Ejemplo del cambio que se había operado en Saulo. Nos vienen a la memoria aquellas palabras: «Pero todas estas cosas, que eran para mí ganancias, las he estimado como pérdidas a causa del Cristo. Pero aún más: incluso todas las demás cosas las considero como pérdida a causa de la excelencia del conocimiento de Cristo Jesús, mi Señor, por quien me dejé despojar de todo, y todo lo tengo por basura, a fin de ganar a Cristo... para conocer a él, la fuerza de su resurrección y la comunión con sus padecimientos, hasta configurarme con su muerte, por si de alguna manera consigo llegar a la resurrección de entre los muertos» (Flp 3,7ss).

La comunión con sus padecimientos, que Pablo ya había experimentado, es ahora realidad en toda su extensión.
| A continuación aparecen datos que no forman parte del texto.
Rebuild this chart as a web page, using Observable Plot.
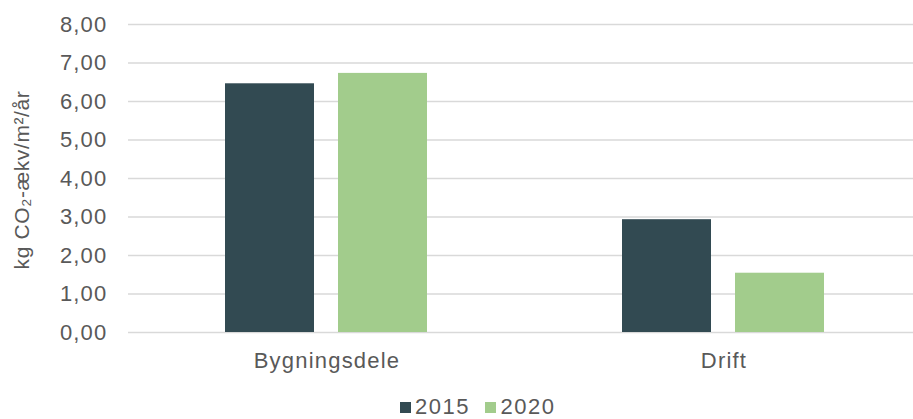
<!DOCTYPE html>
<html>
<head>
<meta charset="utf-8">
<script src="https://cdn.jsdelivr.net/npm/d3@7"></script>
<script src="https://cdn.jsdelivr.net/npm/@observablehq/plot@0.6"></script>
<style>
  body { margin: 0; background: white; font-family: "Liberation Sans", Arial, sans-serif; }
  #wrap { position: relative; width: 913px; height: 419px; overflow: hidden; }
  #legend { position: absolute; left: 400px; top: 396px; display: flex; align-items: center; font-size: 22px; letter-spacing: 1.5px; color: #595959; line-height: 1; }
  #legend .sw { width: 11px; height: 11px; display: inline-block; margin-right: 4px; }
  #legend .item { display: flex; align-items: center; margin-right: 15.5px; }
</style>
</head>
<body>
<div id="wrap"><div id="chart"></div><div id="legend"></div></div>
<script>
const categories = ["Bygningsdele", "Drift"];
const years = ["2015", "2020"];
const values2015 = [6.46, 2.93];
const values2020 = [6.73, 1.54];
const yTicks = [0, 1, 2, 3, 4, 5, 6, 7, 8];
const yLabel = "kg CO₂-ækv/m²/år";
const colors = ["#324a52", "#a2cc8c"];

const data = [];
categories.forEach((c, i) => {
  data.push({category: c, year: years[0], value: values2015[i]});
  data.push({category: c, year: years[1], value: values2020[i]});
});

const fmt = d => d.toFixed(2).replace(".", ",");

const chart = Plot.plot({
  width: 913,
  height: 380,
  marginTop: 24,
  marginBottom: 48,
  marginLeft: 128,
  marginRight: 0,
  style: {fontSize: "22px", letterSpacing: "1.2px", fontFamily: "Liberation Sans, Arial, sans-serif", color: "#595959", background: "white"},
  fx: {domain: categories, range: [128, 922], padding: 0, label: null, tickSize: 0, tickPadding: 20},
  x: {domain: years, axis: null, paddingInner: 0.212, paddingOuter: 0.8626},
  y: {domain: [0, 8], ticks: yTicks, tickFormat: fmt, tickSize: 0, tickPadding: 21, label: null},
  color: {domain: years, range: colors},
  marks: [
    Plot.ruleY(yTicks, {stroke: "#d9d9d9", strokeWidth: 1.3, strokeOpacity: 1}),
    Plot.barY(data, {fx: "category", x: "year", y: "value", fill: "year"})
  ]
});

// y-axis title, centred on the plot area's vertical extent
d3.select(chart)
  .append("text")
  .attr("transform", "translate(29,180) rotate(-90)")
  .attr("text-anchor", "middle")
  .attr("fill", "#595959")
  .style("font-size", "21px")
  .style("letter-spacing", "0.6px")
  .text(yLabel);

document.getElementById("chart").appendChild(chart);

const legend = document.getElementById("legend");
years.forEach((y, i) => {
  const it = document.createElement("span");
  it.className = "item";
  const sw = document.createElement("span");
  sw.className = "sw";
  sw.style.background = colors[i];
  const t = document.createElement("span");
  t.textContent = y;
  it.appendChild(sw); it.appendChild(t);
  legend.appendChild(it);
});
</script>
</body>
</html>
Años enteros seguirá como prisionero el camino de los padecimientos, pues la mano de Jesús, su Señor, se ha posado sobre él. Cogido por el tumulto que se había extendido por la ciudad, fue arrastrado fuera del templo y entregado a la multitud excitada. Si no hubiese intervenido la guarnición romana que ocupaba en la torre Antonia, junto al templo, y que en las fiestas judías se hallaba en estado permanente de alerta, habrían dado muerte a Pablo. Lucas, al que podemos considerar como testigo presencial, hace una viva descripción del arresto de Pablo por los romanos. El tribuno romano creía haber capturado al jefe de una sedición. En efecto, el movimiento activo de liberación que actuaba en la sombra desencadenaba continuamente tentativas de rebelión contra el poder ocupante. En 5,36ss se hablaba ya de esta clase de rebeldes. La rebelión de «sicarios» a que se alude en nuestro texto se puede comprobar por la historia de Flavio Josefo, aunque presentada de otra manera.